● **Work instructions**:
Print the material below exactly as it stands, please, from its first line to the line holding "age_out_scns = [30.0, 27.0]", with no pictures.

▼

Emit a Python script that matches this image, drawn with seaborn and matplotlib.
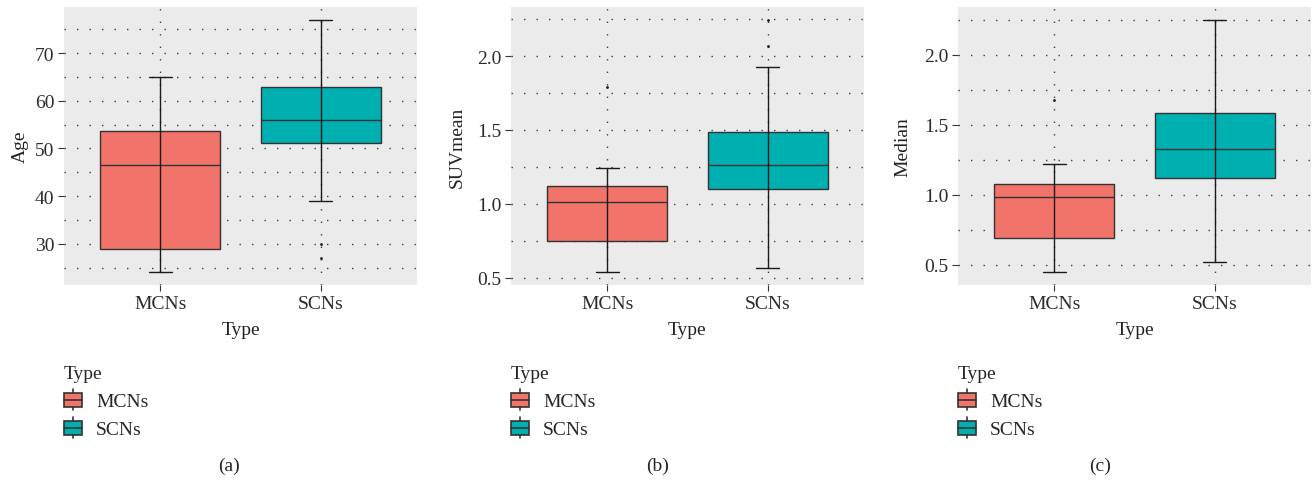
import matplotlib

matplotlib.use("Agg")
import matplotlib.pyplot as plt  # noqa: E402
import pandas as pd  # noqa: E402
import seaborn as sns  # noqa: E402
from matplotlib.legend_handler import HandlerBase  # noqa: E402
from matplotlib.lines import Line2D  # noqa: E402
from matplotlib.patches import Rectangle  # noqa: E402
from matplotlib.ticker import FormatStrFormatter, MultipleLocator  # noqa: E402

# --------------------------------------------------------------------------- #
# Values                                                   #
# box values: lower whisker, Q1, median, Q3, upper whisker                     #
# --------------------------------------------------------------------------- #
types = ["MCNs", "SCNs"]
palette = {"MCNs": "#F1736A", "SCNs": "#00AFAF"}

age_mcns = [24.0, 29.0, 46.6, 53.6, 65.0]
age_scns = [39.0, 51.2, 56.0, 62.9, 77.0]
age_out_mcns = []
age_out_scns = [30.0, 27.0]

suv_mcns = [0.535, 0.745, 1.013, 1.117, 1.243]
suv_scns = [0.564, 1.099, 1.263, 1.485, 1.928]
suv_out_mcns = [1.793]
suv_out_scns = [2.067, 2.247]

med_mcns = [0.447, 0.689, 0.986, 1.078, 1.223]
med_scns = [0.518, 1.121, 1.330, 1.582, 2.252]
med_out_mcns = [1.677]
med_out_scns = []

EDGE = "#333333"
FS = 14

sns.set_theme(style="ticks")
plt.rcParams["font.family"] = ["Liberation Serif", "DejaVu Serif"]
plt.rcParams["axes.facecolor"] = "#EBEBEB"


class BoxKey(HandlerBase):
    """ggplot-like boxplot legend key."""

    def create_artists(self, legend, orig_handle, xdescent, ydescent,
                       width, height, fontsize, trans):
        x0, y0 = -xdescent, -ydescent
        xc = x0 + width / 2
        kw = dict(color=EDGE, lw=1.2, transform=trans)
        box = Rectangle((x0, y0 + 0.17 * height), width, 0.66 * height,
                        facecolor=orig_handle.get_facecolor(), edgecolor=EDGE,
                        lw=1.2, transform=trans)
        med = Line2D([x0, x0 + width], [y0 + 0.5 * height] * 2, **kw)
        top = Line2D([xc, xc], [y0 + 0.83 * height, y0 + height], **kw)
        bot = Line2D([xc, xc], [y0, y0 + 0.17 * height], **kw)
        return [box, med, top, bot]


def draw_panel(ax, ylabel, mcns, scns, out_mcns, out_scns, major, minor, fmt, ylab_x):
    df = pd.DataFrame({"Type": ["MCNs"] * len(mcns) + ["SCNs"] * len(scns),
                       "value": mcns + scns})
    out = pd.DataFrame({"Type": ["MCNs"] * len(out_mcns) + ["SCNs"] * len(out_scns),
                        "value": out_mcns + out_scns})

    sns.boxplot(data=df, x="Type", y="value", hue="Type", order=types, hue_order=types,
                palette=palette, saturation=1, width=0.75, showcaps=False,
                showfliers=False, whiskerprops={"visible": False},
                linecolor=EDGE, linewidth=1.0, legend=False, ax=ax)
    # whiskers as errorbars spanning the whole range (drawn through the box)
    sns.pointplot(data=df, x="Type", y="value", order=types, estimator="median",
                  errorbar=("pi", 100), capsize=0.14, color="#1a1a1a",
                  marker="", linestyle="none",
                  err_kws={"linewidth": 1.0, "zorder": 3}, ax=ax)
    if len(out):
        sns.stripplot(data=out, x="Type", y="value", order=types, jitter=False,
                      color="#1a1a1a", size=2.0, linewidth=0, zorder=4, ax=ax)

    allv = mcns + scns + out_mcns + out_scns
    pad = 0.05 * (max(allv) - min(allv))
    ax.set_ylim(min(allv) - pad, max(allv) + pad)
    ax.set_xlim(-0.6, 1.6)

    ax.yaxis.set_major_locator(MultipleLocator(major))
    ax.yaxis.set_minor_locator(MultipleLocator(minor))
    ax.yaxis.set_major_formatter(FormatStrFormatter(fmt))
    ax.set_axisbelow(True)
    grid_kw = dict(color="#3d3d3d", lw=1.0, ls=(0, (1, 8)))
    ax.grid(which="both", axis="y", **grid_kw)
    ax.grid(which="major", axis="x", **grid_kw)
    for s in ax.spines.values():
        s.set_visible(False)
    ax.tick_params(which="major", length=4, width=0.8, color=EDGE,
                   labelcolor="#2b2b2b", labelsize=FS, pad=3)
    ax.tick_params(which="minor", length=0)

    ax.set_xlabel("Type", fontsize=FS, color="#222222")
    ax.xaxis.set_label_coords(0.5, -0.13)
    ax.set_ylabel(ylabel, fontsize=FS, color="#222222")
    ax.yaxis.set_label_coords(ylab_x, 0.5)
    ax.yaxis.label.set_verticalalignment("center")


W, H = 1314, 481
fig = plt.figure(figsize=(W / 100, H / 100), dpi=100)

panels = [
    (64, "Age", age_mcns, age_scns, age_out_mcns, age_out_scns, 10, 5, "%.0f", -0.124, 229, "(a)"),
    (511, "SUVmean", suv_mcns, suv_scns, suv_out_mcns, suv_out_scns, 0.5, 0.25, "%.1f", -0.153, 658, "(b)"),
    (958, "Median", med_mcns, med_scns, med_out_mcns, med_out_scns, 0.5, 0.25, "%.1f", -0.156, 1100, "(c)"),
]

handles = [Rectangle((0, 0), 1, 1, facecolor=palette[t]) for t in types]
for left, ylabel, m, s, om, os_, major, minor, fmt, ylx, cap_x, cap in panels:
    ax = fig.add_axes([left / W, (H - 286) / H, 353 / W, 278 / H])
    draw_panel(ax, ylabel, m, s, om, os_, major, minor, fmt, ylx)

    fig.legend(handles, types, title="Type", handler_map={Rectangle: BoxKey()},
               loc="upper left", bbox_to_anchor=(left / W, 1 - 366 / H),
               frameon=False, borderpad=0, borderaxespad=0, fontsize=FS,
               title_fontsize=FS, handlelength=0.95, handleheight=1.3,
               handletextpad=0.7, labelspacing=0.36, alignment="left")
    fig.text(cap_x / W, 1 - 466 / H, cap, ha="center", va="center", fontsize=FS)

fig.savefig("out.png", dpi=100)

▲

● **Correct answer**:
Emit a Python script that matches this image, drawn with seaborn and matplotlib.
import matplotlib

matplotlib.use("Agg")
import matplotlib.pyplot as plt  # noqa: E402
import pandas as pd  # noqa: E402
import seaborn as sns  # noqa: E402
from matplotlib.legend_handler import HandlerBase  # noqa: E402
from matplotlib.lines import Line2D  # noqa: E402
from matplotlib.patches import Rectangle  # noqa: E402
from matplotlib.ticker import FormatStrFormatter, MultipleLocator  # noqa: E402

# --------------------------------------------------------------------------- #
# Values                                                   #
# box values: lower whisker, Q1, median, Q3, upper whisker                     #
# --------------------------------------------------------------------------- #
types = ["MCNs", "SCNs"]
palette = {"MCNs": "#F1736A", "SCNs": "#00AFAF"}

age_mcns = [24.0, 29.0, 46.6, 53.6, 65.0]
age_scns = [39.0, 51.2, 56.0, 62.9, 77.0]
age_out_mcns = []
age_out_scns = [30.0, 27.0]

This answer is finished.